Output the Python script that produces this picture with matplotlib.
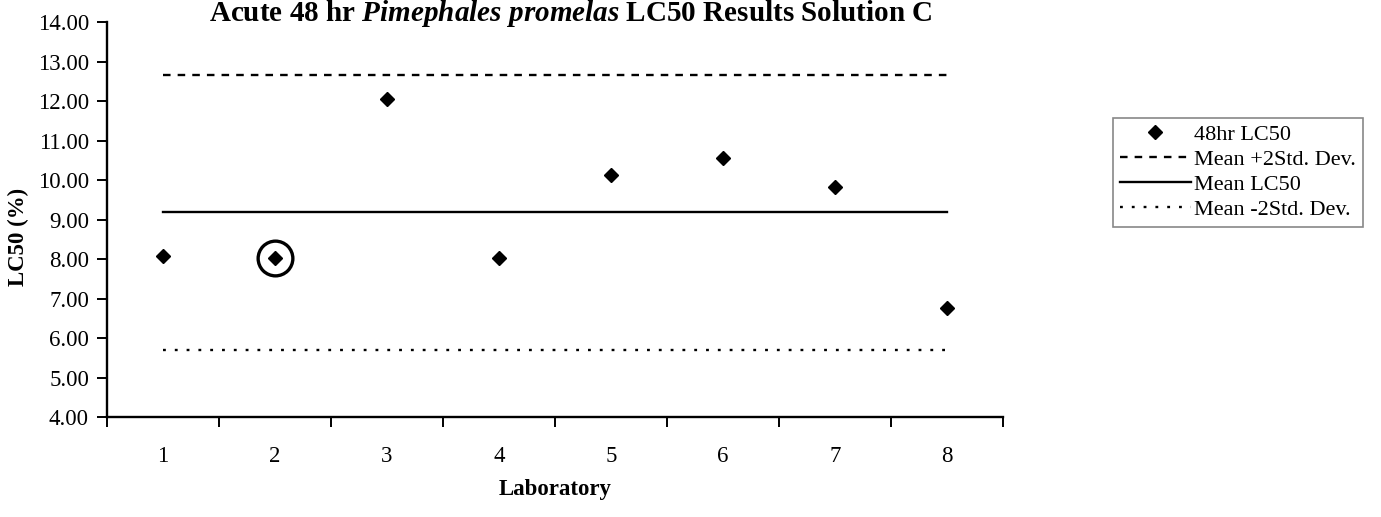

...

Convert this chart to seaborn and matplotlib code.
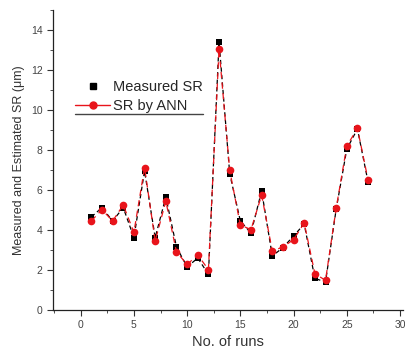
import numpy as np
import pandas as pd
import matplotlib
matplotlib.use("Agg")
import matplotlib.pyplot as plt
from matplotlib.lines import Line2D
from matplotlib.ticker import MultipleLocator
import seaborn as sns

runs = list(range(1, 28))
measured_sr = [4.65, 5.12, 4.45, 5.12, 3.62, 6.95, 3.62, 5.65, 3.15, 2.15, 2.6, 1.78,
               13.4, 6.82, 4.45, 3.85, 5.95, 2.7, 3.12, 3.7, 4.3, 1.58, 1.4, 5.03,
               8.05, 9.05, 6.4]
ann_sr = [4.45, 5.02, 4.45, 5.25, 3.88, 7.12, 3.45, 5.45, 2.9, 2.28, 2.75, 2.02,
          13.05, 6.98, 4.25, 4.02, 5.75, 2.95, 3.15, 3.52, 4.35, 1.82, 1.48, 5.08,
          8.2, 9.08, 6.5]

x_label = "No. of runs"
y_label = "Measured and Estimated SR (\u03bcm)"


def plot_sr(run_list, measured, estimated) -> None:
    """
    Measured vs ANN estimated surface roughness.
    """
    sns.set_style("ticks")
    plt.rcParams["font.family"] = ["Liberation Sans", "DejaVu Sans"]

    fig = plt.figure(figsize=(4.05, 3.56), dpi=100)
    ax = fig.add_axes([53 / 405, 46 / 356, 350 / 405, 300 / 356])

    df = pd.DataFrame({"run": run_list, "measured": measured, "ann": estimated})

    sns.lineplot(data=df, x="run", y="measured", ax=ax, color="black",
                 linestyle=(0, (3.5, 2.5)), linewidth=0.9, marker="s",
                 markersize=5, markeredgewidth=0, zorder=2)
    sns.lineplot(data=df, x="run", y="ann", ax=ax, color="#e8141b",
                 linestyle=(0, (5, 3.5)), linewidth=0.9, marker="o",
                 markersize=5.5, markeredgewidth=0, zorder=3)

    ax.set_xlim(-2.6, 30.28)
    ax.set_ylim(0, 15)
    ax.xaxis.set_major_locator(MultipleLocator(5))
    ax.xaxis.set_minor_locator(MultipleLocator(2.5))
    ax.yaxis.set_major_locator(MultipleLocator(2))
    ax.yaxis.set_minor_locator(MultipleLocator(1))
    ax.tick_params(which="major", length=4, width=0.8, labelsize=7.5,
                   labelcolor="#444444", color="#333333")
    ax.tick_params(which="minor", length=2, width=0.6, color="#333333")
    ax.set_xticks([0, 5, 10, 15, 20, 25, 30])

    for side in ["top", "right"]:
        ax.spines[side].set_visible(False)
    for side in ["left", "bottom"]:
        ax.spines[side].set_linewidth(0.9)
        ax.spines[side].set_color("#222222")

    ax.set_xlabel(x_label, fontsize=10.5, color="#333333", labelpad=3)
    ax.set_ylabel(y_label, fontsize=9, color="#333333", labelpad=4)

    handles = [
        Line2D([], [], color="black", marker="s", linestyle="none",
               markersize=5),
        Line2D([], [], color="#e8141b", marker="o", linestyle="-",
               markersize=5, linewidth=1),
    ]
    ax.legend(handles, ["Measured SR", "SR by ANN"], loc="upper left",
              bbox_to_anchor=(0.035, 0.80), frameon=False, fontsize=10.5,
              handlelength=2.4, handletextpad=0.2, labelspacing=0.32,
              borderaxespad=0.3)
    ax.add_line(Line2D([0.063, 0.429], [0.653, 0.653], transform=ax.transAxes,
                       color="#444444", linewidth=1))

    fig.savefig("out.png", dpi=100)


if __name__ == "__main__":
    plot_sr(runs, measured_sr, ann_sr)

◆ **WORK TO DO**
Begin at the line containing "Convert this chart", end at the line containing "import seaborn as sns", and copy those lines word for word, both included. Skip pictures.

◆ **ANSWER TO THIS EXERCISE**
Convert this chart to seaborn and matplotlib code.
import numpy as np
import pandas as pd
import matplotlib
matplotlib.use("Agg")
import matplotlib.pyplot as plt
from matplotlib.lines import Line2D
from matplotlib.ticker import MultipleLocator
import seaborn as sns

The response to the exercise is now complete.